### Charts and diagrams as code
○ ○ ○

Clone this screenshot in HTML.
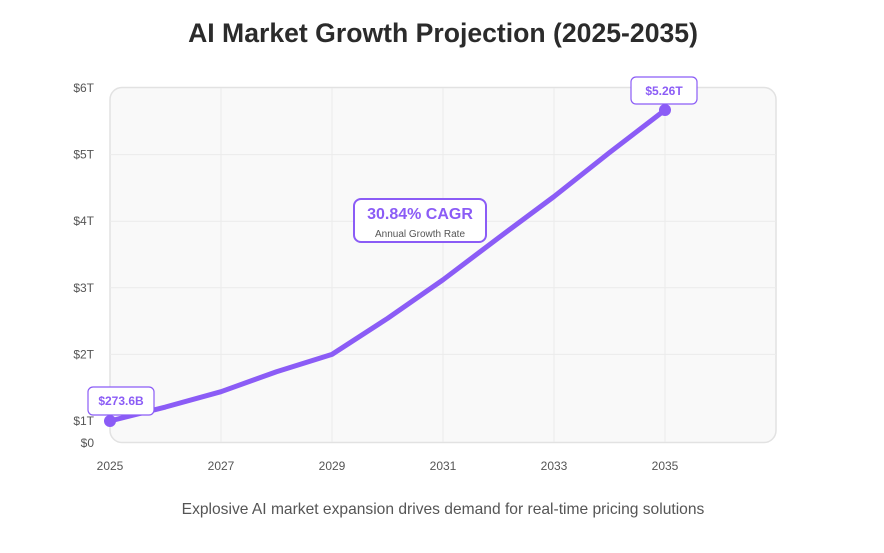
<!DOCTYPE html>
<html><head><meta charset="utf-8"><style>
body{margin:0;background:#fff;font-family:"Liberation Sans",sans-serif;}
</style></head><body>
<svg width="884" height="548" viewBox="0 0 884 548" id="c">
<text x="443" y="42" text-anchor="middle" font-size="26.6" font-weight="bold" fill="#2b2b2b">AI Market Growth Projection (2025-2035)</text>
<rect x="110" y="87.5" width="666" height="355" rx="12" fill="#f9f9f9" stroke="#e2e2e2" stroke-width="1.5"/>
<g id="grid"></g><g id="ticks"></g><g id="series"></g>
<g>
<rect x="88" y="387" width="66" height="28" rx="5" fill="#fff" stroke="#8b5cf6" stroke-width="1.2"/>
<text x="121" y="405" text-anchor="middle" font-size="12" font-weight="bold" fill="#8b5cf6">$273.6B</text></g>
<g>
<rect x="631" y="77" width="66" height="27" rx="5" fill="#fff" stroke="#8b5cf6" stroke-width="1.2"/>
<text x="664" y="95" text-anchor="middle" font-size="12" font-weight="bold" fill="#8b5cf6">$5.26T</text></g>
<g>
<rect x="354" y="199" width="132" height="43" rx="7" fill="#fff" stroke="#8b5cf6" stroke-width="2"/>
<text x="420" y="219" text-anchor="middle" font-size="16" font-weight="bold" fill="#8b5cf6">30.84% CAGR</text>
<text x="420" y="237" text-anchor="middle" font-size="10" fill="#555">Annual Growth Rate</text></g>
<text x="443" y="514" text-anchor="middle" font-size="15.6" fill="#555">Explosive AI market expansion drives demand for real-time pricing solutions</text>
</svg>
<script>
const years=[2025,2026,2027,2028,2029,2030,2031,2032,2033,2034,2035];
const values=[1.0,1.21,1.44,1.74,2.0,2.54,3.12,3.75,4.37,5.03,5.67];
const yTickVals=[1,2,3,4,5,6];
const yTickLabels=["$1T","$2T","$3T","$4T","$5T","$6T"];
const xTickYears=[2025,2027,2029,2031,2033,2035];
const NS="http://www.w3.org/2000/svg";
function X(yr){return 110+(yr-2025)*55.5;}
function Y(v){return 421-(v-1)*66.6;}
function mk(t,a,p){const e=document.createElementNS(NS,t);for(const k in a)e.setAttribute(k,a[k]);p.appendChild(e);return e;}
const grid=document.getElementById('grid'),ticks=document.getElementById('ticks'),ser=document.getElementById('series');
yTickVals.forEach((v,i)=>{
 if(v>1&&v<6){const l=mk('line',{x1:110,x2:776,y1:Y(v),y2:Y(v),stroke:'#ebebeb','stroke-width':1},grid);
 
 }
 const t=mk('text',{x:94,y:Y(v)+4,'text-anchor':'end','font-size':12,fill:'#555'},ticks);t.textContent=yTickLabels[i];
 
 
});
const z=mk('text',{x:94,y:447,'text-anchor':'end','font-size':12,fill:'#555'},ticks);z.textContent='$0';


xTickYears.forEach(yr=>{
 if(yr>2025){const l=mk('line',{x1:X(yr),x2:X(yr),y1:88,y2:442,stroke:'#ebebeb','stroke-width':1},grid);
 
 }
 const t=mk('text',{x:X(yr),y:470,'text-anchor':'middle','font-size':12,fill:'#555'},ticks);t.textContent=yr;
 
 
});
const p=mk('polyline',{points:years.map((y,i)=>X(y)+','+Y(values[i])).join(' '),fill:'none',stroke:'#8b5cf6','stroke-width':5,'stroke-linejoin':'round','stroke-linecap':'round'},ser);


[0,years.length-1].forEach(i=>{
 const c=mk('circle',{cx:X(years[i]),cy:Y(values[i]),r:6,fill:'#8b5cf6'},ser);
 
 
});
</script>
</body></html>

○ ○ ○

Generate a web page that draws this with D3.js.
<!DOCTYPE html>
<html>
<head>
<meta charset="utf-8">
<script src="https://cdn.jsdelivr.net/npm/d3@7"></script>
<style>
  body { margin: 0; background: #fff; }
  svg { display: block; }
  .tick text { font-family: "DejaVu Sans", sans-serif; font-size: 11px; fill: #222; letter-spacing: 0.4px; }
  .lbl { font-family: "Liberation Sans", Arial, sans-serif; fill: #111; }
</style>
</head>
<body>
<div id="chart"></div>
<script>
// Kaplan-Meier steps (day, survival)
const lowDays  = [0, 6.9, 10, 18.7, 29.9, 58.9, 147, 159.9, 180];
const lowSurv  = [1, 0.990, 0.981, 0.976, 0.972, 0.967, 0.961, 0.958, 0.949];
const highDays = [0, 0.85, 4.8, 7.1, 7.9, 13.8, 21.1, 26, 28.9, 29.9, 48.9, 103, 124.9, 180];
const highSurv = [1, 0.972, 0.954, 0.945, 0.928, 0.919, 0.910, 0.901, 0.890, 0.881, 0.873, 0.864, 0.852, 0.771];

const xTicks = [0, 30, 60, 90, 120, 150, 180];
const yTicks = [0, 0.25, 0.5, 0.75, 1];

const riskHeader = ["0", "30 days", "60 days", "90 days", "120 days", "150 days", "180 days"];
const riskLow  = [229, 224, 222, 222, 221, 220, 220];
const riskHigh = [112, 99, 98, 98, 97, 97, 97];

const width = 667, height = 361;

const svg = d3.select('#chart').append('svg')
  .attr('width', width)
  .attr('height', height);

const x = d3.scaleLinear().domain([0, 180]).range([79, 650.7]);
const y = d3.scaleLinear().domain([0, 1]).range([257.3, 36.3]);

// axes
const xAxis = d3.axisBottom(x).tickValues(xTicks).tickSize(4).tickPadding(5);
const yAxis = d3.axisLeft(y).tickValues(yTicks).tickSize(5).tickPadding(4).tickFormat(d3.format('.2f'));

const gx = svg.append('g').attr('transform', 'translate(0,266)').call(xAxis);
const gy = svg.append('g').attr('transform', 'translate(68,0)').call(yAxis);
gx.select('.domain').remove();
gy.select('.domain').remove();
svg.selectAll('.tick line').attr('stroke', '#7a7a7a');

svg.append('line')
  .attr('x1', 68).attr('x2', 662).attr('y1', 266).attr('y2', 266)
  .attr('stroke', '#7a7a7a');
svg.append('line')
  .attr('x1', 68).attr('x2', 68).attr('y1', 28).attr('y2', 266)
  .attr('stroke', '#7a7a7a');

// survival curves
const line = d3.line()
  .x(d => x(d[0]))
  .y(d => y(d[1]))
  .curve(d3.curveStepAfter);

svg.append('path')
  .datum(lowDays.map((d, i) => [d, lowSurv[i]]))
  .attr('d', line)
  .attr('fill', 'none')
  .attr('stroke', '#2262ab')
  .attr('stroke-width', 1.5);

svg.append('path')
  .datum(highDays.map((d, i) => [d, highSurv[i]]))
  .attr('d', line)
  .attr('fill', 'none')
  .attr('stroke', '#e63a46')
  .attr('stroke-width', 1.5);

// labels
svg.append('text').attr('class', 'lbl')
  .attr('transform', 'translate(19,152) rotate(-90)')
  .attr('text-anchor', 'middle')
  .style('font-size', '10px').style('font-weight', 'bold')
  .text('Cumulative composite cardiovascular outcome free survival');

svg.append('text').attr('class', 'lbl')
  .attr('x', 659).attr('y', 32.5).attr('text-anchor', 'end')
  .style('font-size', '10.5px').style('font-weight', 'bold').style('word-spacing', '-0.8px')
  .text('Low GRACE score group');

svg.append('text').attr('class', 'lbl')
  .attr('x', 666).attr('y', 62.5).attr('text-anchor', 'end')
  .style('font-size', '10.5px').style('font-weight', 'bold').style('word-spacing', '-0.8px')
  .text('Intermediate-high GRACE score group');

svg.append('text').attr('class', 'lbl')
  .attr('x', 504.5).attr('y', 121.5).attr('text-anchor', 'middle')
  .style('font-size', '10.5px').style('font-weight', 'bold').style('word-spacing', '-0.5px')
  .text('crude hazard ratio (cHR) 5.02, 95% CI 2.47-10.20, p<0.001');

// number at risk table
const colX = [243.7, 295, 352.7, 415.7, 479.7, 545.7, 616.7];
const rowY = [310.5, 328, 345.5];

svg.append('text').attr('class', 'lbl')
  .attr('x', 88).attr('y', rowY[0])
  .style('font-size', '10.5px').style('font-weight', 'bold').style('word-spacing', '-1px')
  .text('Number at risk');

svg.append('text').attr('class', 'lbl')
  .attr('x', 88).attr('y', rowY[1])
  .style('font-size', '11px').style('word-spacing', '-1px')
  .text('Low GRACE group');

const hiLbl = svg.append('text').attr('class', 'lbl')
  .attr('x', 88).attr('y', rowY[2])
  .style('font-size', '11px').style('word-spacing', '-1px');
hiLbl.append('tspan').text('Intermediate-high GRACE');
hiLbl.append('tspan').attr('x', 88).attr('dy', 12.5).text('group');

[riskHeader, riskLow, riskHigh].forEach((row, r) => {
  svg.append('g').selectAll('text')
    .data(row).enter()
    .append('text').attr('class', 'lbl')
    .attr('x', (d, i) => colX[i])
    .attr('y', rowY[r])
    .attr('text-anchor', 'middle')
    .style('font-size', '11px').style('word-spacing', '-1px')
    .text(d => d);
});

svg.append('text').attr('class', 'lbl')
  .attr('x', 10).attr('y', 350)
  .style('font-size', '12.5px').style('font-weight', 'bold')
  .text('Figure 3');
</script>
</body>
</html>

○ ○ ○

### WHAT THE TASK ASKS
Reproduce exactly the lines from the one containing "Generate a web" through the one containing "const yTicks = [0, 0.25, 0.5, 0.75, 1];", inclusive, and nothing else.

### ANSWER IN FULL
Generate a web page that draws this with D3.js.
<!DOCTYPE html>
<html>
<head>
<meta charset="utf-8">
<script src="https://cdn.jsdelivr.net/npm/d3@7"></script>
<style>
  body { margin: 0; background: #fff; }
  svg { display: block; }
  .tick text { font-family: "DejaVu Sans", sans-serif; font-size: 11px; fill: #222; letter-spacing: 0.4px; }
  .lbl { font-family: "Liberation Sans", Arial, sans-serif; fill: #111; }
</style>
</head>
<body>
<div id="chart"></div>
<script>
// Kaplan-Meier steps (day, survival)
const lowDays  = [0, 6.9, 10, 18.7, 29.9, 58.9, 147, 159.9, 180];
const lowSurv  = [1, 0.990, 0.981, 0.976, 0.972, 0.967, 0.961, 0.958, 0.949];
const highDays = [0, 0.85, 4.8, 7.1, 7.9, 13.8, 21.1, 26, 28.9, 29.9, 48.9, 103, 124.9, 180];
const highSurv = [1, 0.972, 0.954, 0.945, 0.928, 0.919, 0.910, 0.901, 0.890, 0.881, 0.873, 0.864, 0.852, 0.771];

const xTicks = [0, 30, 60, 90, 120, 150, 180];
const yTicks = [0, 0.25, 0.5, 0.75, 1];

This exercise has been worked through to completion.